El amor, los vínculos, la ideología, el éxito profesional, la seguridad en uno mismo se tambalean en este relato al verse sacudidas por lo insospechado. No es lo que cuenta Gretta, es cómo le hace sentir a Gabriel y, por tanto, a nosotros mismos que le acompañamos desde el otro lado de la página. Todo lo que pensaba que había construido, todo lo que pensaba que era, palidece ante la larga sombra de un recuerdo.

Entonces surgen los celos, la duda, una patente inseguridad, una incertidumbre que se resuelve en dos párrafos y una sensación: “el aire de la habitación le heló los hombros”. A partir de ahí, Gabriel es otro, menos encerrado en sí mismo, más generoso ante lo que siente, más consciente de lo que iguala a todas las existencias.

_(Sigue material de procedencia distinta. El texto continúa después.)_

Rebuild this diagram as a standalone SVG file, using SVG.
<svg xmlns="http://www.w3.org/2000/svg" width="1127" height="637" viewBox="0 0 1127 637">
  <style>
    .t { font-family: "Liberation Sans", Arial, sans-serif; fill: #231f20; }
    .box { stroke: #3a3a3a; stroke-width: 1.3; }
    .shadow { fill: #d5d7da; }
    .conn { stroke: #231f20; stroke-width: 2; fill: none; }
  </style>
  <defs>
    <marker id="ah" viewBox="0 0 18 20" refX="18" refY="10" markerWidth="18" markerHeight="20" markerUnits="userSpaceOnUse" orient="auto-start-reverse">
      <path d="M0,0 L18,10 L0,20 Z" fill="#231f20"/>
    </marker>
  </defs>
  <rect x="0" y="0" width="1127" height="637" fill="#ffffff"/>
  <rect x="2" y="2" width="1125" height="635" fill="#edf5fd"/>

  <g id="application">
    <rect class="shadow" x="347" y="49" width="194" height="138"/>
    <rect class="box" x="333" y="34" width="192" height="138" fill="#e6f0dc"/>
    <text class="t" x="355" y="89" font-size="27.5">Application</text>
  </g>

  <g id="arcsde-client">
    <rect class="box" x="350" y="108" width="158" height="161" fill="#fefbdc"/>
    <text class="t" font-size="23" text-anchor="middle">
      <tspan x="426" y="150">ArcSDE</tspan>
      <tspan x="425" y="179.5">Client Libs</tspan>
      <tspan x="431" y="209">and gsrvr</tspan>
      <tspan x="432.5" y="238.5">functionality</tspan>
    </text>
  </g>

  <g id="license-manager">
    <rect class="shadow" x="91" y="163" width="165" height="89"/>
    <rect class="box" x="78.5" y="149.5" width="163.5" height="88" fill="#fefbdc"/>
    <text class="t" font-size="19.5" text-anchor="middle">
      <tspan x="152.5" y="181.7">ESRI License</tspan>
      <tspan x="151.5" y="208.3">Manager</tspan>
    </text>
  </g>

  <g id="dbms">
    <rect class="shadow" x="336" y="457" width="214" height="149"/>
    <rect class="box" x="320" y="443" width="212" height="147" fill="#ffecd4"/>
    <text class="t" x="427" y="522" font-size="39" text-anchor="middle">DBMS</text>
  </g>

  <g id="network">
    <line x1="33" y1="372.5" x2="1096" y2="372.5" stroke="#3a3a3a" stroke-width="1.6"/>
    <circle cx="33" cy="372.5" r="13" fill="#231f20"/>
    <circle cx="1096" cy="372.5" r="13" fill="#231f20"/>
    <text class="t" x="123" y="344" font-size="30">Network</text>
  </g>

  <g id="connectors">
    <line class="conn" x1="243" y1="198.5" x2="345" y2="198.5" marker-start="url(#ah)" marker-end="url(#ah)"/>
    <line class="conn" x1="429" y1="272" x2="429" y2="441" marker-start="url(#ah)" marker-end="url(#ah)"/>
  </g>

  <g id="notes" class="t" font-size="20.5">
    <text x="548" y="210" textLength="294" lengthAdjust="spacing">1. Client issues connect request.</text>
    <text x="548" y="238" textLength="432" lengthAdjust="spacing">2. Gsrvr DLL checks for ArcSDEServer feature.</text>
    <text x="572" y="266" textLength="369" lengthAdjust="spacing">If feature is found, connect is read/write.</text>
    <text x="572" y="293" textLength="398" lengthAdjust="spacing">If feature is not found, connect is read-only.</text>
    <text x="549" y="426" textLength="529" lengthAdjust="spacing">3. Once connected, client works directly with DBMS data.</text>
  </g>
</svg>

Y esto, tan complicado de describir, Joyce lo resume en una sola frase, ya adelantada imperceptiblemente en el texto: “los periódicos tenían razón: nevaba de igual modo sobre toda Irlanda”.

Estos días, la Navidad, deberían acabar siempre con una epifanía. Una, al menos, que nos aclaré un poco mejor quiénes somos nosotros y quiénes son los demás, los que permanecen y los que se fueron, los que somos y los que serán.